On 'The Color Of Sound' he asks, "if silence is golden, what color is sound/And the love we don't hold in plants a seed in the ground," for some of his most poetic prose yet. Nelson describes this album as, "facing death with grace". We don't want to think about this being it for Willie, especially after two albums alone, just this year. Not to mention the fact that any moment could be the last for anybody. Yet, he really is working on new material like there's no tomorrow. With youthful vigor, just like 94-year-old legendary director Clint Eastwood with 'Juror #2' this week. I guess 90 really is the new 20. With the 'Spirit' of his most stripped down classic, Nelson also doesn't give up 'The Ghost' off of 'Naked Willie'. "The silence is unusually loud tonight/The strange sound of nothing fills my ears/Then night rushes in like a crowd of nights/And the ghost of our old love appears", as classics, like legends, never really die.
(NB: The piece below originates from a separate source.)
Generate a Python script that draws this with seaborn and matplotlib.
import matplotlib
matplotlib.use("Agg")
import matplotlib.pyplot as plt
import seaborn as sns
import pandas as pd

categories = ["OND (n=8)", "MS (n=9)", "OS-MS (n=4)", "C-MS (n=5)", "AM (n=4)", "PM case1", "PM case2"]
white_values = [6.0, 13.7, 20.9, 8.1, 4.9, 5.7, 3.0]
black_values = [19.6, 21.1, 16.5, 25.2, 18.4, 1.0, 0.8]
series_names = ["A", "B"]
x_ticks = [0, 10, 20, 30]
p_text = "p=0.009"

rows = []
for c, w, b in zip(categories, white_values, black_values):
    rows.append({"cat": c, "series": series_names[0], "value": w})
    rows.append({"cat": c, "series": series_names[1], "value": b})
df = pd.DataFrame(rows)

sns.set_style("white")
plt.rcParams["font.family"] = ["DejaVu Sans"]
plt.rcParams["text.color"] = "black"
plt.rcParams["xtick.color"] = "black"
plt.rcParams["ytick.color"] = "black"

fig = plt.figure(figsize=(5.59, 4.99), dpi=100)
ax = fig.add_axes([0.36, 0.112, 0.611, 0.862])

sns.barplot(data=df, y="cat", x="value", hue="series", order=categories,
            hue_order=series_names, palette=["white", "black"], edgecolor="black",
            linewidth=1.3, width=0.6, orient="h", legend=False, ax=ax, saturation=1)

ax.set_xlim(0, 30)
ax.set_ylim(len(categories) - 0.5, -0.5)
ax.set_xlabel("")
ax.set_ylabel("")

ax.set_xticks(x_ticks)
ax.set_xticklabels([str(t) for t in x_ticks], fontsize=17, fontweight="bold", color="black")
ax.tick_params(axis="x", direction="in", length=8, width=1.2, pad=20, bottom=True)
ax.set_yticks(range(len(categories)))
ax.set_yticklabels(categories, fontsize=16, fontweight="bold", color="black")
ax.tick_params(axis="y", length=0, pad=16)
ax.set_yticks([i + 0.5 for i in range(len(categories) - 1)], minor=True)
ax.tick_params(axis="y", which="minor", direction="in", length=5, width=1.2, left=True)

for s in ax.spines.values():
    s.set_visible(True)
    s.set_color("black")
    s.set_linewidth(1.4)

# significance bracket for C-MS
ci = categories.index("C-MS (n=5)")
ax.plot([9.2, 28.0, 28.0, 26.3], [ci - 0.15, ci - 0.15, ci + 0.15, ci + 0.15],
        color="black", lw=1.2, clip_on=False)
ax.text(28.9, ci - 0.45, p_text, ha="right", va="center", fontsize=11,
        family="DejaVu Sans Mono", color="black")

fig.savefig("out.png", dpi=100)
They live forever like a hidden bonus track 'Looking For Trouble' and the last laugh in this song and dance. On the wings of a 'Broken Arrow' like John Travolta from the quiver (featuring a snippet of 'Mr. Soul'), Nelson gives us even more legend in this lengthy number that flies as one of the best of the set. And this includes 'If It Wasn't Broken', robbing a Rolling Stone like Keith Richards blind and revisiting Waits for the familiar 'House Where Nobody Lives'. Always on Willie's mind like the walls that tell a thousand tales, families in frames couldn't quite capture. Willie is doing this until the 'Wheels' (wrote by Micah) fall off, and they're firmly turning too. Either way, he wants you to 'Keep Me In Your Heart' like the Jorge Calderón and Warren Zevon standard. How could we not as "hold me in your thoughts, take me to your dreams/Touch me as I fall in view/When the winter comes, keep the fires lit/I'll be right next to you" (and us, too) beats on? As inspired as his interpretations of these songs his own ones probably helped influence, the heart keeps getting filled from Willie's well. The tree stands strong. TIM DAVID HARVEY.

Playlist Picks: 'Lost Cause', 'Broken Arrow', 'The Ghost'.